First up were the goldeneye nestboxes. Goldeneye are rare breeders in the UK and are protected under Schedule 1 of the wildlife and countryside act, giving them the same protection as an osprey or golden eagle. Several females nest on Castle Island but they have a nasty habit of “egg dumping”- laying their eggs in someone else’s nest, and then not sitting on them. The trouble is that sometimes two or more females egg dump and no female actually sits on the eggs…so you get a nest box full of addled eggs. You also find unhatched eggs or abandoned clutches (perhaps if the female has been predated). In total we cleared out 46 eggs from six boxes ( 22,12,14,7 and 1)…and they were smelly!
The breeding goldeneye are one of the reasons we generally ask people not to land on the island… but other birds breed here too. Lots of greylag geese nest here and we found the remains of one unhatched clutch.
However, some people ignore our advice and do land onto he island. Fortunately, there wasn’t too much litter this time, but there were a few unsightly fire pits.

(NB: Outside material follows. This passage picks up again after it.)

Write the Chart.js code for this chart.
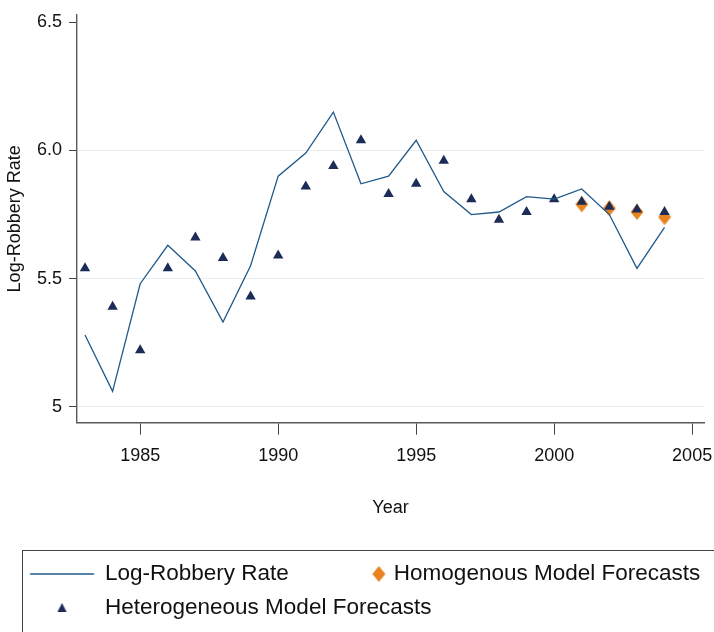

The archaeologists wasted no time in opening their first trench on the island. It’s called “Castle Island” and was associated with Malcolm Canmore (Malcolm III) in the 11th century. There was definitely a “castle” or defensive structure there by 1335 and the last castle there was razed to the ground in 1648…but to the best of our knowledge, no one has investigated the site until now. It’ll be interesting to see what turns up in the trenches- artefacts, if we’re very lucky, but even dating material would be helpful in working out the history of the island. It may even be a man –made island….watch this space! If you’re interested in reading more, check out the blog about the works carried out here https://scottishcrannogs.wordpress.com/
This week’s blog will finish with a little reserve adventure with one of our resident mammals. Hedgehogs appear in the media at this time of year because they are settling down for their first stretches of hibernation. Around 5th November, we are reminded to check wood piles for hedgehogs and other hibernating animals and make sure we don’t accidentally set fire to them and their homes.
But why do they pick a pile of wood to hibernate in? A hedgehog will root around for a safe, sheltered spot and build a ramshackle nest. They are unlikely to stay put all winter long, often coming out of hibernation and moving to a different location. Old rabbit burrows, wood piles or beneath sheds are common haunts. The recent material cut up after the weekend’s winds has been piled and may provide shelter for not just hedgehogs, but slow worms, frogs, toads and, mice. If you have some spare space in the garden, it is quick and easy to prepare some habitat that might be vital for the survival of a few small animals over the winter.
Hedgehogs are difficult to photograph at the best of times, being quite secretive and nocturnal. Instead, we had a visit from a less photo-shy hedgehog named Ewen who had an explore around the reserve.